A French indulgence

Touted to be the most romantic city on earth, Paris sure steals hearts, and fills bellies, when it comes to food. I love the way the Parisians eat: simple yet sophisticated, refined but still so tasty.

Things that are common place at home suddenly become a delicacy in France. Why? Because they’re done so well.

Take the humble baguette for instance. At home, never in a million years would I even try to justify that a mere baguette for lunch was a good idea. But here, where the bread is just so fluffy, so chewy, so light, I honestly can’t get enough. Even more so when they are absolutely smothered in yummy sunflower and pumpkin seeds. And when they’re only €1… take me to the bakery s’il vous plait!

I’m a huge fan of picnics, so often a baguette serves as the basis for these excursions. Markets and supermarkets both sell varieties of cheeses and meats to add to those baguettes – even better to go to a local artisan where possible (they are common and not always more expensive). Also at markets, fruit and vegetables are in abundance – the prices vary massively compared to back home, so it’s necessary to check them out.

My ex-colleagues know all too well just how much I love an almond croissant (The French Baker in Wellington deserves a shout out here) and, unsurprisingly, I was on a mission to sample a fair few. My verdict: not as good as back home! I suspect the French take more pride in their plain croissants as well as the pain au chocolat- as the almond croissant was even difficult to find at times.

In addition to boulangeries (bakeries), patisseries can be found dangerously lurking on most street corners. Naturally I have a ball here, and it’s a struggle limiting myself to just one. Another reason why I love picnics – we can buy lots and share! Macarons (and especially from La Duree) are on another planet compared to those at home. A sweet treat that is more substantive are crepes, which are commonly sold by street vendors. Hard to go past the Nutella ones, in my highly qualified (except not at all) opinion.
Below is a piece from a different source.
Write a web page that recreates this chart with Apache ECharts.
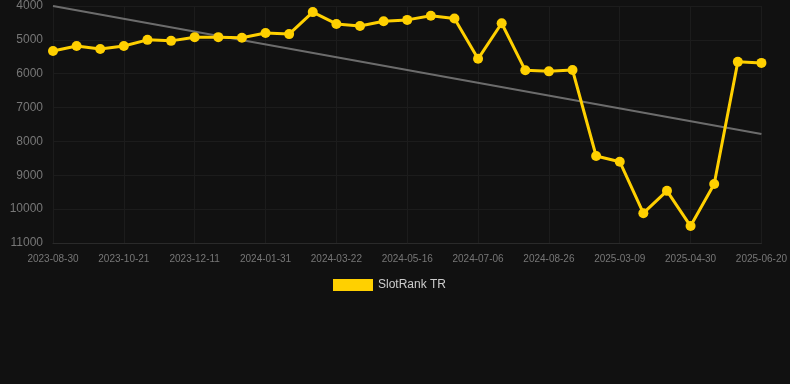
<!DOCTYPE html>
<html><head><meta charset="utf-8">
<script src="https://cdn.jsdelivr.net/npm/echarts@6/dist/echarts.min.js"></script>
<style>html,body{margin:0;padding:0;background:#111111;}#c{width:790px;height:384px;}</style>
</head><body><div id="c"></div>
<script>
const categories = ["2023-08-30","2023-09-16","2023-10-04","2023-10-21","2023-11-07","2023-11-24","2023-12-11","2023-12-28","2024-01-14","2024-01-31","2024-02-17","2024-03-05","2024-03-22","2024-04-09","2024-04-28","2024-05-16","2024-06-02","2024-06-19","2024-07-06","2024-07-23","2024-08-09","2024-08-26","2024-10-15","2025-01-20","2025-03-09","2025-03-26","2025-04-13","2025-04-30","2025-05-17","2025-06-03","2025-06-20"];
const rankTR = [5330,5180,5270,5180,5000,5030,4920,4920,4940,4800,4830,4180,4530,4590,4450,4410,4290,4370,5560,4510,5900,5930,5890,8430,8600,10120,9460,10500,9260,5650,5680];
const trendStart = 4000;
const trendEnd = 7780;
const yTicks = [4000,5000,6000,7000,8000,9000,10000,11000];

const chart = echarts.init(document.getElementById('c'));
chart.setOption({
  backgroundColor: '#111111',
  animation: false,
  grid: {left: 53, right: 27, top: 6, bottom: 141, containLabel: false},
  legend: {
    bottom: 88, left: 328,
    itemWidth: 40, itemHeight: 12, itemGap: 6,
    data: [{name: 'SlotRank TR', icon: 'rect'}],
    textStyle: {color: '#cccccc', fontSize: 12, fontFamily: 'Arial, Liberation Sans, sans-serif'}
  },
  xAxis: {
    type: 'category', data: categories, boundaryGap: false,
    axisLine: {show: true, lineStyle: {color: '#2a2a2a'}},
    axisTick: {show: false},
    axisLabel: {interval: 2, color: '#777777', fontSize: 10, margin: 11, fontFamily: 'Arial, Liberation Sans, sans-serif'},
    splitLine: {show: true, interval: 2, lineStyle: {color: '#1c1c1c'}}
  },
  yAxis: {
    type: 'value', inverse: true, min: yTicks[0], max: yTicks[yTicks.length-1], interval: 1000,
    axisLine: {show: false}, axisTick: {show: false},
    axisLabel: {color: '#777777', fontSize: 12, margin: 10, formatter: v => String(v), fontFamily: 'Arial, Liberation Sans, sans-serif'},
    splitLine: {show: true, lineStyle: {color: '#1c1c1c'}}
  },
  series: [{
    name: 'SlotRank TR', type: 'line', data: rankTR,
    color: '#FFD000',
    lineStyle: {width: 3, color: '#FFD000'},
    symbol: 'circle', symbolSize: 10,
    itemStyle: {color: '#FFD000'},
    z: 3,
    markLine: {
      silent: true, symbol: 'none', label: {show: false},
      lineStyle: {color: '#777777', width: 2, type: 'solid', opacity: 0.9},
      data: [[{coord: [categories[0], trendStart]}, {coord: [categories[categories.length-1], trendEnd]}]],
      z: 1
    }
  }]
});
</script></body></html>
No trip to France is complete without trying foie gras, frogs’ legs or snails. I can’t bring myself to order foie gras, but I’m certainly always down for the other two. I find that frogs’ legs basically taste like smaller chicken wings and snails are a chewy seafood texture, tasting strongly of garlic. There is a knack to eating a snail, which I don’t think I really mastered gracefully (she says, flicking garlic pesto everywhere!).

Other common foods that we ate include just the simple quiche; an easily found lunch option and usually good value for money, as well as the traditional flammenkuchen. This dish is native to the Alsatian region (Strasbourg and its surrounds) and is essentially a flat crusted pizza. They come with a variety of toppings (most commonly cheeses and meats) and are a great meal to share as they tend to be quite big.

I appreciate I probably haven’t touched on so many kinds of French food, but the list could go on forever and this post certainly can’t. What I loved about our time in Paris is that fine food is everywhere, but it doesn’t have to come at a huge cost. Just the local shops down the road are always worth a visit!